Government schools and their financing arrangements - all courtesy of the KKK and its nativist predecessors. I certainly hope that all “conservatives” addicted to aid-to-dependent-parents are proud of the remarkable intellectual heritage of “their” really special government schools.
Although the first government schools offered up a generic and lukewarm Protestantism, it didn't take long for them to be basically secular. This was many decades before 1947.
I know from my own family experience that there was a great difference between the education of my government schooled grandmother (b.1894) and father ( b.1913) and that of my Catholic mother and her family.

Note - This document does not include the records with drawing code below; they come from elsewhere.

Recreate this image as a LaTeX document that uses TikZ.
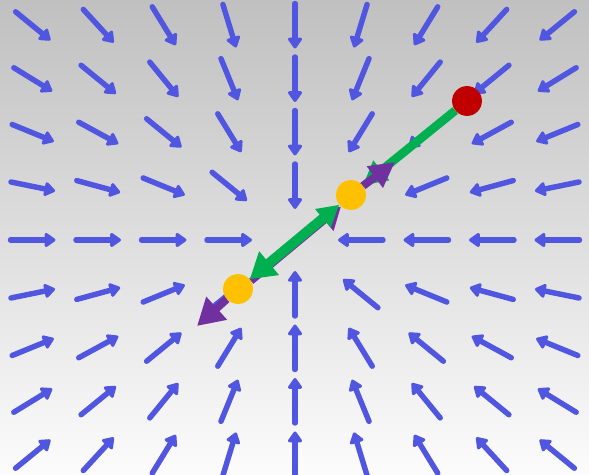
\documentclass[tikz,border=0pt]{standalone}
\usetikzlibrary{arrows.meta,backgrounds,calc}
\definecolor{fieldblue}{RGB}{80,86,224}
\definecolor{stepgreen}{HTML}{00B050}
\definecolor{mompurple}{HTML}{7030A0}
\definecolor{ptyellow}{HTML}{FFC000}
\definecolor{ptred}{HTML}{C00000}
\definecolor{bgtop}{RGB}{192,192,192}
\definecolor{bgbot}{RGB}{252,252,252}
\tikzset{
  field/.style={fieldblue, line width=4.1pt, line cap=round, -{Triangle[width=12pt,length=9pt,round]}},
  grad/.style={stepgreen, line width=6.5pt, -{Triangle[width=18pt,length=18pt]}},
  mom/.style={mompurple, line width=6pt, -{Triangle[width=19pt,length=19pt]}},
  dot/.style={circle, inner sep=0pt, minimum size=22.5pt},
}
\begin{document}
\begin{tikzpicture}[x=0.02646cm, y=-0.02646cm]
\useasboundingbox (0,0) rectangle (589,475);
\node[dot, fill=ptred] (start) at (467,101) {};
\node[dot, fill=ptyellow] (y1) at (351,195) {};
\node[dot, fill=ptyellow] (y2) at (238,289) {};
\coordinate (m1) at (395,162);
\coordinate (m2) at (197,326);
\begin{scope}[on background layer]
\shade[top color=bgtop, bottom color=bgbot] (0,0) rectangle (589,475);
% arrows pointing to the middle
\foreach \i in {-4,...,4}
  \foreach \j in {-4,...,4} {
    \pgfmathtruncatemacro\rr{\i*\i+\j*\j}
    \ifnum\rr>0
      \pgfmathsetmacro\ang{atan2(-\j*53.5,-\i*65.5)}
      \draw[field] ($(295+65.5*\i,240+53.5*\j)+(\ang+180:22.5)$) -- ($(295+65.5*\i,240+53.5*\j)+(\ang:22.5)$);
    \fi
  }
\draw[mom, line width=5pt, -{Triangle[width=20pt,length=16pt]}, transform canvas={shift={(1.2pt,-1.5pt)}}] (y2) -- (y1);
\draw[grad, line width=7.5pt, {Triangle[width=17pt,length=16pt]}-{Triangle[width=22pt,length=19pt]}] (y1) -- (y2);
\draw[grad] (start) -- (y1);
\draw[mom] (y1) -- (m1);
\draw[mom, -{Triangle[width=22pt,length=20pt]}] (y2) -- (m2);
\end{scope}
\end{tikzpicture}
\end{document}
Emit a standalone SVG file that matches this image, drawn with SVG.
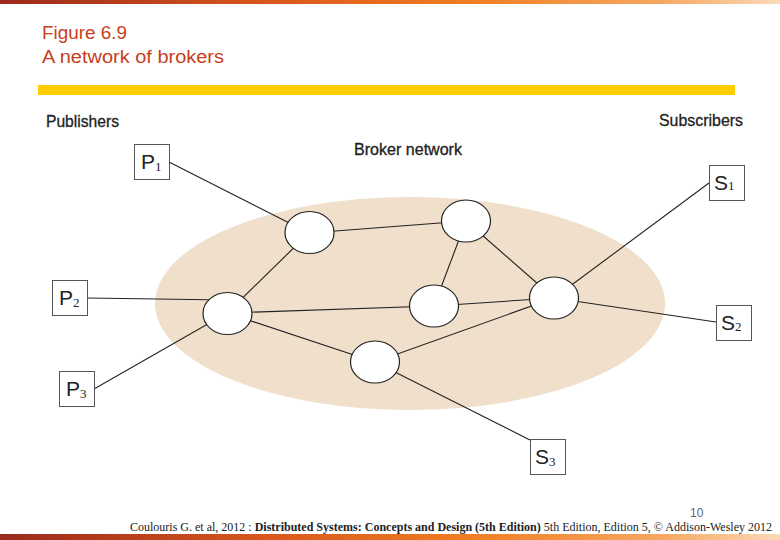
<svg xmlns="http://www.w3.org/2000/svg" width="780" height="540" viewBox="0 0 780 540">
<defs>
<linearGradient id="bar" x1="0" y1="0" x2="1" y2="0">
<stop offset="0" stop-color="#9a2a1c"/>
<stop offset="0.35" stop-color="#d9581c"/>
<stop offset="0.6" stop-color="#f07d22"/>
<stop offset="0.85" stop-color="#f6a862"/>
<stop offset="1" stop-color="#fbd9b8"/>
</linearGradient>
<style>
.title{font-family:"Liberation Sans",Arial,sans-serif;font-size:18px;fill:#c8401c}
.lbl{font-family:"Liberation Sans",Arial,sans-serif;font-size:16px;fill:#222;stroke:#222;stroke-width:0.3}
.box{fill:#fff;stroke:#555;stroke-width:1}
.btxt{font-family:"Liberation Sans",Arial,sans-serif;font-size:21px;fill:#222}
.sub{font-family:"Liberation Serif","Times New Roman",serif;font-size:13px;fill:#222}
.broker{fill:#fff;stroke:#222;stroke-width:1.2}
.conn line{stroke:#222;stroke-width:1.1}
.foot{font-family:"Liberation Serif","Times New Roman",serif;font-size:12px;fill:#222}
</style>
</defs>
<rect x="0" y="0" width="780" height="4" fill="url(#bar)"/>
<rect x="0" y="534" width="780" height="6" fill="url(#bar)"/>
<text class="title" x="42" y="39" textLength="85" lengthAdjust="spacingAndGlyphs">Figure 6.9</text>
<text class="title" x="42" y="63" textLength="182" lengthAdjust="spacingAndGlyphs">A network of brokers</text>
<rect x="38" y="85" width="697" height="10" fill="#ffcc00"/>
<text class="lbl" x="46" y="127" textLength="73" lengthAdjust="spacingAndGlyphs">Publishers</text>
<text class="lbl" x="659" y="126" textLength="84" lengthAdjust="spacingAndGlyphs">Subscribers</text>
<text class="lbl" x="354" y="155" textLength="108" lengthAdjust="spacingAndGlyphs">Broker network</text>
<ellipse cx="410" cy="303.5" rx="255" ry="106.5" fill="#efdfcb"/>
<g class="conn" id="connectors">
<line x1="169" y1="162" x2="309" y2="233"/>
<line x1="309" y1="233" x2="466" y2="221"/>
<line x1="309" y1="233" x2="227" y2="313"/>
<line x1="87" y1="298" x2="227" y2="300"/>
<line x1="94" y1="389" x2="227" y2="313"/>
<line x1="227" y1="313" x2="434" y2="306"/>
<line x1="227" y1="313" x2="375" y2="362"/>
<line x1="466" y1="221" x2="434" y2="306"/>
<line x1="466" y1="221" x2="554" y2="298"/>
<line x1="434" y1="306" x2="554" y2="298"/>
<line x1="375" y1="362" x2="554" y2="298"/>
<line x1="554" y1="298" x2="709" y2="183"/>
<line x1="554" y1="298" x2="716" y2="322"/>
<line x1="375" y1="362" x2="530" y2="440"/>
</g>
<g id="b1"><ellipse class="broker" cx="309.5" cy="232.5" rx="24.5" ry="21"/></g>
<g id="b2"><ellipse class="broker" cx="466" cy="221" rx="24.5" ry="21"/></g>
<g id="b3"><ellipse class="broker" cx="227.5" cy="313.5" rx="24.5" ry="21"/></g>
<g id="b4"><ellipse class="broker" cx="434" cy="306" rx="24.5" ry="21"/></g>
<g id="b5"><ellipse class="broker" cx="554" cy="298" rx="24.5" ry="21"/></g>
<g id="b6"><ellipse class="broker" cx="375" cy="362" rx="24.5" ry="21"/></g>
<g id="p1"><rect class="box" x="134.5" y="144.5" width="35" height="35"/><text class="btxt" x="141" y="169">P</text><text class="sub" x="155" y="171">1</text></g>
<g id="p2"><rect class="box" x="52.5" y="280.5" width="35" height="35"/><text class="btxt" x="59" y="305">P</text><text class="sub" x="73" y="307">2</text></g>
<g id="p3"><rect class="box" x="59.5" y="371.5" width="35" height="35"/><text class="btxt" x="66" y="396">P</text><text class="sub" x="80" y="398">3</text></g>
<g id="s1"><rect class="box" x="709.5" y="165.5" width="35" height="35"/><text class="btxt" x="714" y="190">S</text><text class="sub" x="728" y="190">1</text></g>
<g id="s2"><rect class="box" x="716.5" y="305.5" width="35" height="35"/><text class="btxt" x="721" y="330">S</text><text class="sub" x="735" y="331">2</text></g>
<g id="s3"><rect class="box" x="530.5" y="439.5" width="35" height="35"/><text class="btxt" x="535" y="464">S</text><text class="sub" x="549" y="466">3</text></g>
<text x="690" y="517" font-family="Liberation Sans,Arial,sans-serif" font-size="12" fill="#666">10</text>
<text class="foot" x="130" y="531" textLength="642" lengthAdjust="spacingAndGlyphs">Coulouris G. et al, 2012 : <tspan font-weight="bold">Distributed Systems: Concepts and Design (5th Edition)</tspan> 5th Edition, Edition 5, © Addison-Wesley 2012</text>
</svg>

Yes, there was a prayer and scripture read in the government schools that my grandmother and father attended, and, yes, they did have the influence of basically Christian teachers. ...but...the curriculum was godlessly secular. My grandmother and father were, indeed, taught to think and reason godlessly.
If children are educated in socialist-funded, godless, government schools they will learn to be very comfortable with socialism. They will learn to think godlessly, and they will look to government as their redeemer and savior. Within a few short generations of government schooling we had the following:
** the IRS
** the take over of great swaths of land for federal parks and monuments
** Woodrow Wilson
** the federal reserve
** the failed “One World” League of Nations
** feminism
** unions
** direct election of Senators
** FDR and his New Deal
** the U.N.
** Johnson's Great Society
** the abolishment of the gold standard
( And...These are only a few that come to mind, and, you will see that most of what is listed happened before 1947.)
Conservatives who believe that putting prayer back into the government schools, or returning to some magical decade, will somehow fix government schools, are very very foolish. The very foundation upon which government schools were built is corrupt.
The smart thing would to have been to vote against Roosevelt and the Democrat party. Protestants did that, 1936 was the last time that the Democratic party won their support, except for 1964.